The usual layout of Ekşi Sözlük; left frame is for the topics list,
right (and main) frame is for the entries (information).


This website has been observed as contrarian since the day it was born, and from that day on, people see this website as a place where they can write and express their contrary opinions about usual things, people, issues etc. But, although the owner of the website (Sedat Kapanoğlu) explains that this website is not only for contrary entries and should not be observed as a whole contrarian website, the way a few users approach to the website affects many; people think that they should register to Ekşi Sözlük in order to criticize or blame something, someone etc.


A Turkish journalist accuses Ekşi Sözlük users as 'rubbish' people
because they have been discussing religion.
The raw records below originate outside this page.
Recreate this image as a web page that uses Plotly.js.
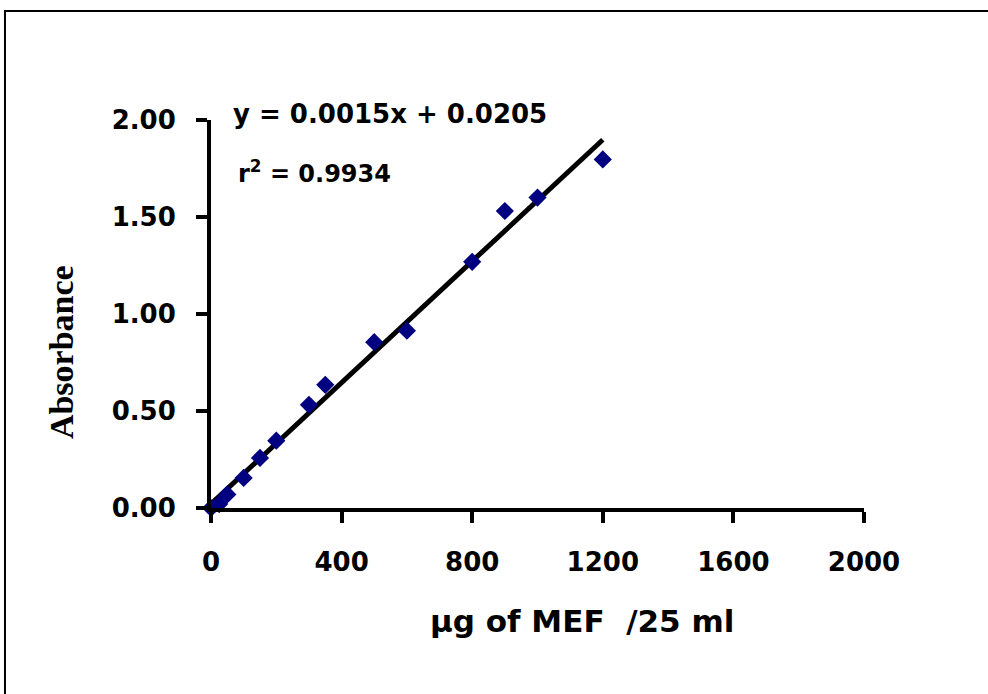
<!DOCTYPE html>
<html>
<head>
<meta charset="utf-8">
<script src="https://cdn.plot.ly/plotly-3.0.1.min.js"></script>
<style>
  html, body { margin: 0; padding: 0; background: #ffffff; }
  #chart { width: 988px; height: 694px; }
</style>
</head>
<body>
<div id="chart"></div>
<script>
// Measured data: µg of MEF per 25 ml vs absorbance
const concentration = [0, 25, 50, 100, 150, 200, 300, 350, 500, 600, 800, 900, 1000, 1200];
const absorbance    = [0.00, 0.02, 0.07, 0.155, 0.258, 0.347, 0.532, 0.635, 0.855, 0.914, 1.269, 1.531, 1.600, 1.797];

// Linear trendline end points (as drawn in the figure)
const trendX = [0, 1200];
const trendY = [0.0205, 1.898];

const xTickVals = [0, 400, 800, 1200, 1600, 2000];
const yTickVals = [0, 0.5, 1.0, 1.5, 2.0];

const equationText = 'y = 0.0015x + 0.0205';
const r2Text = 'r<sup>2</sup> = 0.9934';
const xTitle = 'µg of MEF  /25 ml';
const yTitle = 'Absorbance';

const sansBold = 'DejaVu Sans, Liberation Sans, Arial, sans-serif';

const traces = [
  {
    x: trendX, y: trendY,
    type: 'scatter', mode: 'lines',
    line: { color: '#000000', width: 5 },
    hoverinfo: 'skip', showlegend: false, cliponaxis: false
  },
  {
    x: concentration, y: absorbance,
    type: 'scatter', mode: 'markers',
    marker: { symbol: 'diamond', size: 14, color: '#000080', line: { width: 0 } },
    showlegend: false, cliponaxis: false
  }
];

const layout = {
  width: 988, height: 694,
  paper_bgcolor: '#ffffff', plot_bgcolor: '#ffffff',
  margin: { l: 211, r: 124, t: 120, b: 186, pad: 0 },
  showlegend: false,
  font: { family: sansBold, color: '#000000', size: 26, weight: 'bold' },
  xaxis: {
    range: [0, 2000], tickvals: xTickVals,
    showgrid: false, zeroline: false,
    showline: true, linecolor: '#000000', linewidth: 4,
    ticks: 'outside', ticklen: 11, tickwidth: 4, tickcolor: '#000000',
    ticklabelstandoff: 17,
    tickfont: { family: sansBold, size: 26, color: '#000000', weight: 'bold' }
  },
  yaxis: {
    range: [0, 2], tickvals: yTickVals, tickformat: '.2f',
    showgrid: false, zeroline: false,
    showline: true, linecolor: '#000000', linewidth: 4,
    ticks: 'outside', ticklen: 11, tickwidth: 4, tickcolor: '#000000',
    ticklabelstandoff: 15,
    tickfont: { family: sansBold, size: 26, color: '#000000', weight: 'bold' }
  },
  annotations: [
    {
      xref: 'paper', yref: 'paper', x: 0.0305, y: 1.0155,
      xanchor: 'left', yanchor: 'middle', showarrow: false,
      text: equationText,
      font: { family: sansBold, size: 26, color: '#000000', weight: 'bold' }
    },
    {
      xref: 'paper', yref: 'paper', x: 0.039, y: 0.866,
      xanchor: 'left', yanchor: 'middle', showarrow: false,
      text: r2Text,
      font: { family: sansBold, size: 24, color: '#000000', weight: 'bold' }
    },
    {
      xref: 'paper', yref: 'paper', x: 0.568, y: -0.29,
      xanchor: 'center', yanchor: 'middle', showarrow: false,
      text: xTitle,
      font: { family: sansBold, size: 31, color: '#000000', weight: 'bold' }
    },
    {
      xref: 'paper', yref: 'paper', x: -0.229, y: 0.403,
      xanchor: 'center', yanchor: 'middle', showarrow: false, textangle: -90,
      text: yTitle,
      font: { family: 'Liberation Serif, Times New Roman, serif', size: 34, color: '#000000', weight: 'bold' }
    }
  ],
  shapes: [
    {
      type: 'path', xref: 'paper', yref: 'paper',
      path: 'M -0.3155,-0.5 L -0.3155,1.281 L 1.2,1.281',
      line: { color: '#000000', width: 2 }
    }
  ]
};

Plotly.newPlot('chart', traces, layout, { displayModeBar: false, staticPlot: true });
</script>
</body>
</html>
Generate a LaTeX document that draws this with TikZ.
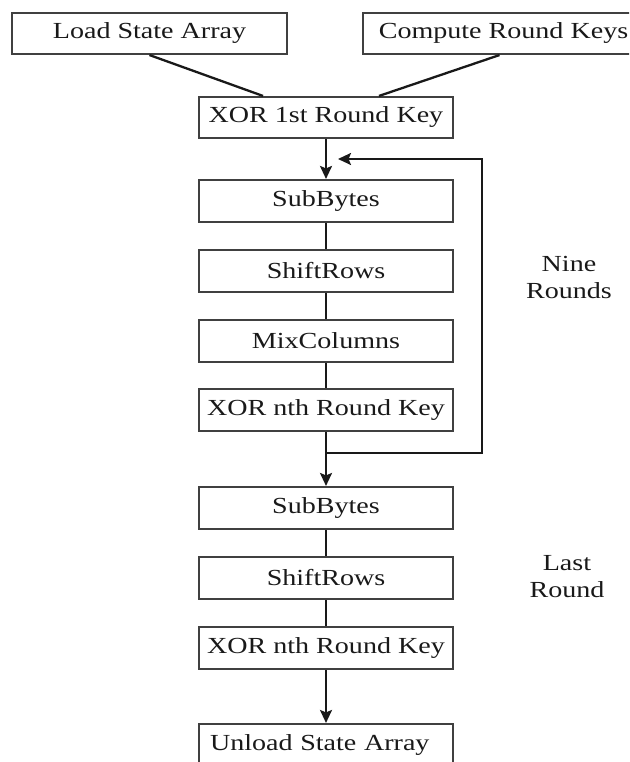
\documentclass[tikz,border=0pt]{standalone}
\usepackage{fontspec}
\setmainfont{Liberation Serif}[FakeStretch=1.22]
\usepackage{tikz}
\usetikzlibrary{arrows.meta}

\begin{document}
\begin{tikzpicture}[x=1pt, y=-1pt,
    stage/.style={draw=black!75, line width=2.1pt, text=black!90, minimum width=254pt, minimum height=42pt, inner sep=0pt, font=\fontsize{23}{27}\selectfont},
    link/.style={line width=2.3pt, black!90},
    arr/.style={link, -{Stealth[length=13pt, width=12pt, inset=2.5pt]}},
    note/.style={align=center, text=black!90, font=\fontsize{23}{27}\selectfont}]
  \useasboundingbox (0,0) rectangle (629,762);
  \clip (0,0) rectangle (629,762);
  % inputs
  \node[stage, minimum width=275pt, minimum height=41pt] (load) at (149.5,33.5) {Load State Array};
  \node[stage, minimum width=281pt, minimum height=41pt] (keys) at (503.5,33.5) {Compute Round Keys};
  \node[stage, minimum height=41pt] (xor1) at (326,117.5) {XOR 1st Round Key};
  % nine rounds
  \node[stage] (sub1) at (326,201) {SubBytes};
  \node[stage] (shift1) at (326,271) {ShiftRows};
  \node[stage] (mix1) at (326,341) {MixColumns};
  \node[stage] (xorn1) at (326,410) {XOR nth Round Key};
  % last round
  \node[stage] (sub2) at (326,508) {SubBytes};
  \node[stage] (shift2) at (326,578) {ShiftRows};
  \node[stage] (xorn2) at (326,648) {XOR nth Round Key};
  \node[stage, text width=232pt, inner xsep=11pt, align=left] (unload) at (326,745) {Unload State Array};
  % side labels
  \node[note] (nine) at (569,277) {Nine\\Rounds};
  \node[note] (last) at (567,577) {Last\\Round};
  % connectors
  \draw[link] (load.south) -- ([xshift=-63pt]xor1.north);
  \draw[link] ([xshift=-4pt]keys.south) -- ([xshift=53pt]xor1.north);
  \draw[arr] (xor1) -- (sub1);
  \draw[link] (sub1) -- (shift1);
  \draw[link] (shift1) -- (mix1);
  \draw[link] (mix1) -- (xorn1);
  \draw[arr] (xorn1) -- (sub2);
  \draw[link] (sub2) -- (shift2);
  \draw[link] (shift2) -- (xorn2);
  \draw[arr] (xorn2) -- (unload);
  % loop back
  \coordinate (split) at (326,453);
  \coordinate (back) at (338,159);
  \draw[arr] (split) -- (482,453) -- (482,159) -- (back);
\end{tikzpicture}
\end{document}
This is the side effect of social media, consumer society and that a thought, an idea is unable to hold for so long. Yet, Ekşi Sözlük tries to break down this barrier and to hold on the internet for "freedom of expression". But it can't be underestimated that how people use it, how people 'want' to use it, defines the website, good or bad. This brings out the critical, contrarian part of Turkish internet users - the part of us which we sometimes can't restrain, and this leads to "labeling" Ekşi Sözlük, or any other website.

In conclusion, if you try to combine "social" and "media" words together (in Turkey or in any other foreign country), you can reach to different results. Since that we discuss the accuracy of sociability in the era of wide spread technology and internet, the adaptation of social onto media should be resigned to the internet users. And the meaning of the social media is not within itself; it can only be defined by the users of it. "Medium is the message", and which website, which platform, which medium you use, defines your message as well.


A brief explanation of the social media


I want to end my article with the famous scene from the movie "Matrix": Morpheus sits in front of you, and says that; this is the blue pill, which is the social media, you register there, you write to people, people follow you, you make jokes, you become popular etc. And this is the red pill, which is the real life, real you, how you speak, how you appear defines you. Choose one, says Morpheus, blue pill or red pill? How much real is the social media for you?